## Task description
Without the pictures, print the lines running from the beginning of the material to the line containing "var tickLen = 9;", both ends included.

## Given material
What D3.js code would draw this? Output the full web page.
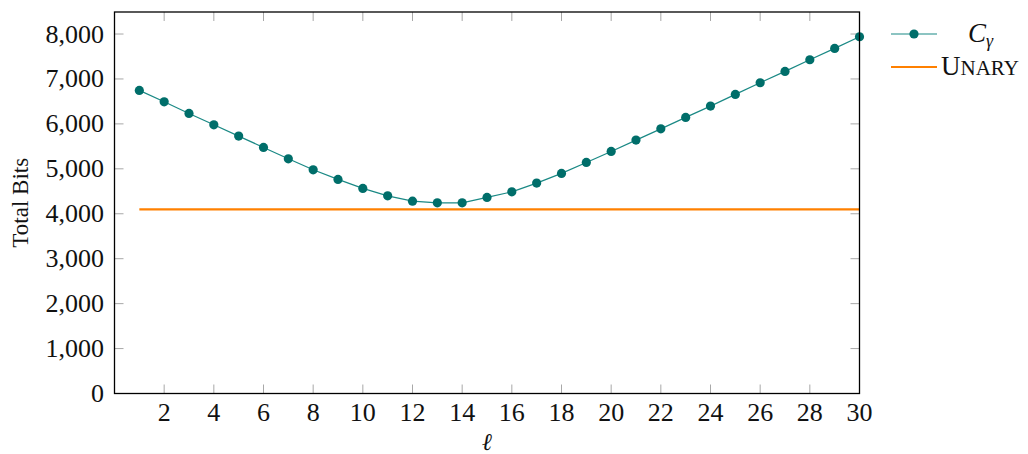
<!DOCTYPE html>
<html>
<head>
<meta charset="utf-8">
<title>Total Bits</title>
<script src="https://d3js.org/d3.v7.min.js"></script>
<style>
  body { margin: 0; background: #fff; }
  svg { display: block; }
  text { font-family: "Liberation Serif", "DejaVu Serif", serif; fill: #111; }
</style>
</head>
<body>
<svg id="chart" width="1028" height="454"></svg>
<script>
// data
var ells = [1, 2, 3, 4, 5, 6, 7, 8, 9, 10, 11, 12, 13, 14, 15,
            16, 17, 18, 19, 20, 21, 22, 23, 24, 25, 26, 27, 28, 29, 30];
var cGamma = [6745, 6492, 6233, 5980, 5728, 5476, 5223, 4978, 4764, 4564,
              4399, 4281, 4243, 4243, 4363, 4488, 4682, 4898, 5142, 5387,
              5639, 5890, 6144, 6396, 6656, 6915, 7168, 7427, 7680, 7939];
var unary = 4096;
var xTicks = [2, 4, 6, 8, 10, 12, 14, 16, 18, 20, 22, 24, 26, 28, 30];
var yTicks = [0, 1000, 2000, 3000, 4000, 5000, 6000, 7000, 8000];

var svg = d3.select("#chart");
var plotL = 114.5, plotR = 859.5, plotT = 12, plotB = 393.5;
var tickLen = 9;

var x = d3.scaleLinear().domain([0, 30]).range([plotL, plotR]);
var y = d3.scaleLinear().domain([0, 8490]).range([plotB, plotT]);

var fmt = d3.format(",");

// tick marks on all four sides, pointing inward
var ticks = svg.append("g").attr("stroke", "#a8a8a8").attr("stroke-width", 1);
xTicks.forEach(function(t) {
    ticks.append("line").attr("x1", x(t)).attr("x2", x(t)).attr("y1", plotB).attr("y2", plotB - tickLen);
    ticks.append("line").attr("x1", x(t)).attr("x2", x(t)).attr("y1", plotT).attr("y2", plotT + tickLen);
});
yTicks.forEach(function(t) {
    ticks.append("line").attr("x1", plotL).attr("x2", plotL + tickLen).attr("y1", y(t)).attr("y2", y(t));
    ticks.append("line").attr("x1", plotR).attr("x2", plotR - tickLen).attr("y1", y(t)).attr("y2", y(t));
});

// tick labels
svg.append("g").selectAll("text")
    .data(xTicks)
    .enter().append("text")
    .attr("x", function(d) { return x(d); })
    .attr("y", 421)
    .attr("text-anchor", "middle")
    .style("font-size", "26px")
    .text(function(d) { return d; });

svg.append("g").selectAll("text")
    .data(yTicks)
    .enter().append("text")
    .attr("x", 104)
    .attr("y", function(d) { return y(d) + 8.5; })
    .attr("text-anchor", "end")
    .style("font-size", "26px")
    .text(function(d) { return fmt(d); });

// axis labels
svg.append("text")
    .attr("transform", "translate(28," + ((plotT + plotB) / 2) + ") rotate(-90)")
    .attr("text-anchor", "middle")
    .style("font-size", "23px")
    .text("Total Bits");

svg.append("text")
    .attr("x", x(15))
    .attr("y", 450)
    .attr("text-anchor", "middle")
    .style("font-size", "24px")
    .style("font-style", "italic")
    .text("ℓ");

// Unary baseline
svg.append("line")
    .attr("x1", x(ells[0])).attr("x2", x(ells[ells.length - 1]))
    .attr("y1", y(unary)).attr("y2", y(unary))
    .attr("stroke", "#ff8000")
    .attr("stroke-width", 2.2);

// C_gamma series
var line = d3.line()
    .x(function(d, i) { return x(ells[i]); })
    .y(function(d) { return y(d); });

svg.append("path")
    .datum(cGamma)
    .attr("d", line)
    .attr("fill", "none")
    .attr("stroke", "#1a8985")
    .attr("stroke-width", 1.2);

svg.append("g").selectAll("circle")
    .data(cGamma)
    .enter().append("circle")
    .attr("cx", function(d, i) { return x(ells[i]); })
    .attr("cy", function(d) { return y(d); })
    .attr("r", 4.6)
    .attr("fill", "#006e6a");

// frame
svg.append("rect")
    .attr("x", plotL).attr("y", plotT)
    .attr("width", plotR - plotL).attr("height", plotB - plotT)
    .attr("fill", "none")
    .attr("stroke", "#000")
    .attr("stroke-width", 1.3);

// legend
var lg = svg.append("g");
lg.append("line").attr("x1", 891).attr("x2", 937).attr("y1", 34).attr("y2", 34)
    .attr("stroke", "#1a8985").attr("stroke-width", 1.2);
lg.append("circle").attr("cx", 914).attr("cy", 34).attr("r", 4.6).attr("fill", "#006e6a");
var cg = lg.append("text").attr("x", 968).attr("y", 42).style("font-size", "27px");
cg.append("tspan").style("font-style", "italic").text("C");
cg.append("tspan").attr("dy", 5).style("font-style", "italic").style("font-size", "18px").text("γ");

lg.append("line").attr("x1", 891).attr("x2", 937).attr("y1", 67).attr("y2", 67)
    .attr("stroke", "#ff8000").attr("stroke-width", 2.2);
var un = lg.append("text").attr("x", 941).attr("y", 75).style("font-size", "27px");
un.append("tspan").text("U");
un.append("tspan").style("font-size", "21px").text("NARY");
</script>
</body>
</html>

## Exercise output
What D3.js code would draw this? Output the full web page.
<!DOCTYPE html>
<html>
<head>
<meta charset="utf-8">
<title>Total Bits</title>
<script src="https://d3js.org/d3.v7.min.js"></script>
<style>
  body { margin: 0; background: #fff; }
  svg { display: block; }
  text { font-family: "Liberation Serif", "DejaVu Serif", serif; fill: #111; }
</style>
</head>
<body>
<svg id="chart" width="1028" height="454"></svg>
<script>
// data
var ells = [1, 2, 3, 4, 5, 6, 7, 8, 9, 10, 11, 12, 13, 14, 15,
            16, 17, 18, 19, 20, 21, 22, 23, 24, 25, 26, 27, 28, 29, 30];
var cGamma = [6745, 6492, 6233, 5980, 5728, 5476, 5223, 4978, 4764, 4564,
              4399, 4281, 4243, 4243, 4363, 4488, 4682, 4898, 5142, 5387,
              5639, 5890, 6144, 6396, 6656, 6915, 7168, 7427, 7680, 7939];
var unary = 4096;
var xTicks = [2, 4, 6, 8, 10, 12, 14, 16, 18, 20, 22, 24, 26, 28, 30];
var yTicks = [0, 1000, 2000, 3000, 4000, 5000, 6000, 7000, 8000];

var svg = d3.select("#chart");
var plotL = 114.5, plotR = 859.5, plotT = 12, plotB = 393.5;
var tickLen = 9;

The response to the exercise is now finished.